The beginning of Child’s Play is, and there’s no other way to put it, crazy as hell. Detective Mike Norris is chasing a serial killer known as the Strangler (real name Charles Lee Ray). Ray’s accomplice flees in a vehicle, stranding him. Norris follows Ray into a toy store, where he mortally wounds him. Knowing his time is up, Ray grabs the nearest toy, utters a Haitian voodoo incantation, and transfers his soul into the toy. Then the store blows up. We’re about five minutes into this movie. Like I said, crazy. I knew the plot of Child’s Play involved a murderer transferring his soul to a doll, but I didn’t know that voodoo was a part of it.
Soon after all this happens, Karen Barclay needs to get her hands on a Good Guys doll for her son’s birthday. They’re in short supply, but a coworker gives Karen a tip, which is apparently “go out back and buy one from the homeless guy.” Which she does. Everything about this is nuts, and no one bats an eye at any of it. Which kinda rules, if I’m being honest. It feels like there are so many ways to get a possessed doll into a child’s hands, and Child’s Play only chose the craziest paths it could go down. You have to respect it.
So obviously the doll starts killing people, and obviously Karen’s son, Andy, is the prime suspect. That sentence makes sense in the world of Child’s Play, which I’m tempted to compare to The Twilight Zone, but it actually is in The Twilight Zone episode “Living Doll.” Except this movie has more of a sense of humor. It knows that hearing a doll say “Fuck you” in Brad Dourif’s voice is funny. But I wouldn’t exactly label this a horror comedy, because there are some pretty grisly moments as well. Chucky takes a voodoo doll and uses it to torture a man by breaking his limbs, before ultimately killing him by stabbing the doll. It’s a nasty little sequence that sucks the humor out of the film, which is absolutely meant as a compliment.
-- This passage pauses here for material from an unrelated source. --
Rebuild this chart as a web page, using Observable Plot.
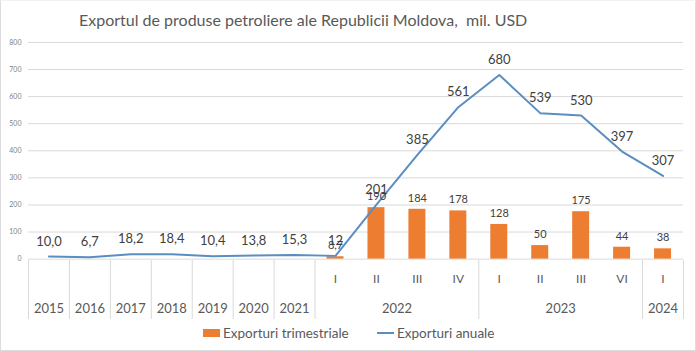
<!DOCTYPE html>
<html>
<head>
<meta charset="utf-8">
<script src="https://cdn.jsdelivr.net/npm/d3@7"></script>
<script src="https://cdn.jsdelivr.net/npm/@observablehq/plot@0.6"></script>
<style>
  html, body { margin: 0; padding: 0; background: #fff; }
  #wrap { position: relative; width: 696px; height: 351px; box-sizing: border-box; border: 1px solid #dcdcdc; border-top-color: #f2f2f2; overflow: hidden; font-family: Lato, "Open Sans", sans-serif; }
  #title { position: absolute; left: 78px; top: 9px; font-size: 16px; color: #595959; white-space: pre; }
  #main { position: absolute; left: -1px; top: -1px; }
  #axis { position: absolute; left: -1px; top: 258px; }
  #legend { position: absolute; left: 0; top: 323px; width: 696px; height: 20px; font-size: 13.5px; color: #595959; }
  .item { position: absolute; top: 0; display: flex; align-items: center; height: 18px; }
  .sw { display: inline-block; margin-right: 3px; }
</style>
</head>
<body>
<div id="wrap">
  <div id="title">Exportul de produse petroliere ale Republicii Moldova,  mil. USD</div>
  <div id="main"></div>
  <div id="axis"></div>
  <div id="legend">
    <div class="item" style="left:202px"><span class="sw" style="width:17px;height:8px;background:#ed7d31"></span>Exporturi trimestriale</div>
    <div class="item" style="left:376px"><span class="sw" style="width:17px;height:2px;background:#5b8ec0"></span>Exporturi anuale</div>
  </div>
</div>
<script>
// ---- data ----
const categories = ["2015","2016","2017","2018","2019","2020","2021","2022-I","2022-II","2022-III","2022-IV","2023-I","2023-II","2023-III","2023-VI","2024-I"];
const quarterLabels = ["","","","","","","","I","II","III","IV","I","II","III","VI","I"];
const annualValues = [10.0, 6.7, 18.2, 18.4, 10.4, 13.8, 15.3, 12, 201, 385, 561, 680, 539, 530, 397, 307];
const quarterlyValues = [null, null, null, null, null, null, null, 8.7, 190, 184, 178, 128, 50, 175, 44, 38];
const yearGroups = [
  {label: "2015", first: 0, count: 1}, {label: "2016", first: 1, count: 1},
  {label: "2017", first: 2, count: 1}, {label: "2018", first: 3, count: 1},
  {label: "2019", first: 4, count: 1}, {label: "2020", first: 5, count: 1},
  {label: "2021", first: 6, count: 1}, {label: "2022", first: 7, count: 4},
  {label: "2023", first: 11, count: 4}, {label: "2024", first: 15, count: 1}
];
const yTicks = [0, 100, 200, 300, 400, 500, 600, 700, 800];

// ---- layout ----
const W = 696, ML = 28, MR = 12;
const step = (W - ML - MR) / categories.length;
const fmtAnnual = (v, i) => i < 7 ? v.toFixed(1).replace(".", ",") : String(v);
const fmtQuarter = v => Number.isInteger(v) ? String(v) : v.toFixed(1).replace(".", ",");

const annual = categories.map((c, i) => ({cat: c, v: annualValues[i], label: fmtAnnual(annualValues[i], i)}));
const quarterly = categories.map((c, i) => ({cat: c, v: quarterlyValues[i]})).filter(d => d.v != null)
  .map(d => ({...d, label: fmtQuarter(d.v)}));

const xScale = {type: "band", domain: categories, padding: 0, axis: null};

const main = Plot.plot({
  width: W, height: 260,
  marginLeft: ML, marginRight: MR, marginTop: 42, marginBottom: 1,
  style: {fontFamily: "Lato, 'Open Sans', sans-serif", background: "transparent", overflow: "visible"},
  x: xScale,
  y: {domain: [0, 800], ticks: yTicks, label: null, tickSize: 0, tickPadding: 8, tickFormat: d => d},
  marks: [
    Plot.gridY(yTicks, {stroke: "#d9d9d9", strokeOpacity: 1, strokeWidth: 1}),
    Plot.axisY(yTicks, {tickSize: 0, tickPadding: 7, fontSize: 7, fill: "#7f7f7f", label: null}),
    Plot.barY(quarterly, {x: "cat", y: "v", fill: "#ed7d31", insetLeft: 12, insetRight: 12}),
    Plot.line(annual, {x: "cat", y: "v", stroke: "#5b8ec0", strokeWidth: 2}),
    Plot.text(quarterly, {x: "cat", y: "v", text: "label", dy: -11, fontSize: 11, fill: "#404040"}),
    Plot.text(annual, {x: "cat", y: "v", text: "label", dy: -15, fontSize: 13, fill: "#404040"})
  ]
});
document.getElementById("main").appendChild(main);

const sepIdx = [0,1,2,3,4,5,6,7,11,15];
const seps = sepIdx.map(i => ({cat: categories[i], side: -1})).concat([{cat: categories[15], side: 1}]);
const qLabels = categories.map((c, i) => ({cat: c, label: quarterLabels[i]})).filter(d => d.label);

const axis = Plot.plot({
  width: W, height: 60,
  marginLeft: ML, marginRight: MR, marginTop: 1, marginBottom: 0,
  style: {fontFamily: "Lato, 'Open Sans', sans-serif", background: "transparent", overflow: "visible"},
  x: xScale,
  marks: [
    ...seps.map(s => Plot.ruleX([s], {x: "cat", dx: s.side * step / 2, stroke: "#d9d9d9"})),
    Plot.text(qLabels, {x: "cat", text: "label", frameAnchor: "top", lineAnchor: "middle", dy: 19, fontSize: 12, fill: "#595959"}),
    ...yearGroups.map(g => Plot.text([g], {x: () => categories[g.first], text: "label", frameAnchor: "top", lineAnchor: "middle", dx: (g.count - 1) * step / 2, dy: 48, fontSize: 13, fill: "#595959"}))
  ]
});
document.getElementById("axis").appendChild(axis);
</script>
</body>
</html>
Brad Dourif was a real coup for this movie. He’s an actor with incredible range, at home in anything from Wise Blood to Deadwood to The Two Towers. He’s able to be funny, sleazy, and menacing all at once. And he clearly has fun playing Chucky; he reprised the role in every Chucky film until last year’s Child’s Play remake, in which Mark Hamill took voiceover duties. Chris Sarandon is solid as Norris, but it’s mostly just nice seeing Sarandon on screen. He never winks at the audience; in fact, no one gives the impression that they’re too good for this killer doll movie. Child’s Play treads a fine line between self-seriousness and parody, and does so ably. This is a genuine horror movie about a doll possessed by a serial killer. It takes itself about as seriously as that sentence can be taken, which it turns out is just the right amount.
And that’s a wrap on 31 Days of Fright! I haven’t successfully completed this column since 2017, so man does it feel good to go the whole stretch. I thought about ranking every film I’ve watched, but that sounded boring. I’ll say the best ones were The Changeling, Train to Busan, and Suspiria (2018). There were no real stinkers this year – nothing on the level of Friday the 13th or Scream 3 – except maybe Verotika, but that’s the kind of bad that you need to see as soon as possible. Let me know if you have any suggestions for next year. And happy Halloween!